Chroniques

par laurent bergnach

Luna Park
spectacle de Georges Aperghis

Agora / Ircam, Paris
- 9 juin 2011
Luna Park, spectacle de Georges Aperghis
© ircam | sylvia gomes

Largement consacrée à la « conjonction entre intuition mathématique et intuition artististique, logique et imagination, vision et exactitude » (pour reprendre les mots de Frank Madlener, directeur de l’Ircam), cette nouvelle édition d’Agora n’aura donc pas été le cadre prévu par Marco Stroppa, plusieurs mois avant de tomber malade, pour la création de Re Orso, favola per musica, inspiré d’un poème épique d’Arrigo Boito – les quatre représentations prévues du 9 au 15 juin, reportées à mai 2012, laissent place à la reprise d’une œuvre de Berio, déjà au programme du festival il y a cinq ans [lire notre chronique du 11 juin 2006]. Hors les rencontres et conférences consacrées à la science des chiffres (avec le philosophe Alain Badiou, le musicien Pierre Boulez, le mathématicien Alain Connes, etc.), la création de Georges Aperghis, avec trois dates proposées, apparaît donc comme le temps fort artistique de ces dix journées.

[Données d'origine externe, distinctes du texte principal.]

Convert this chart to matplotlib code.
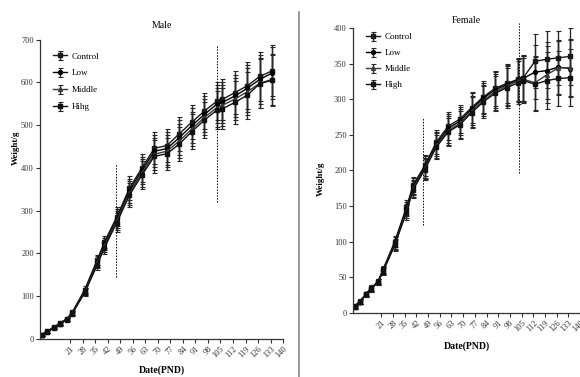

Écrit en collaboration avec François Regnault (onze ans après Machinations), Luna Park recourt au leitmotiv du quatuor vocal doublé d’autant d’écrans vidéo pour réfléchir à la surveillance quotidienne des espaces publics – sans que cela se transforme, bien évidemment, en pamphlet : à l’image d’une flânerie au parc d’attraction, les chemins du rire et du jeu sont empruntés pour évoquer ce voir sans être vu, en particulier lorsque certains mots sortent distordus des haut-parleurs.

Placées au centre de tours métalliques que l’on peut escalader, entre de larges vues urbaines projetées en fond de scène (coin de rue, rangées de balcons) et les écrans réduits qui les cachent à demi derrière des gros plans de leur propre corps ou d’images extérieures, Eva Furrer (flûtiste) et Johanne Saunier livrent, en anglais et en français, de petites saynètes : une vieille dame derrière le rideau de sa fenêtre, une femme élégante dans le miroir de sa chambre d’hôtel, une ménagère dont les enfants partent à l’école, etc. Non-sens et onomatopées occupent cependant la majeure partie de cette heure de spectacle, portés également par Richard Dubelski (aujourd’hui percussionniste, les mains munies de capteurs déclenchant des sons préenregistrés) et le flûtiste Michael Schmid.

« Pris dans ce panoptique, explique Aperghis, le spectateur sera obligé de créer des superpositions, des mixages, son propre montage, c’est-à-dire être actif ». Comme un périple sur les montagnes russes, sa « machine infernale » s’avère certes décoiffante mais sans danger. Arte Live Web invite à s’y amuser pour quelques semaines encore, avant sa reprise à Musica, le 7 octobre prochain, puis au Klangwerktage d’Hambourg.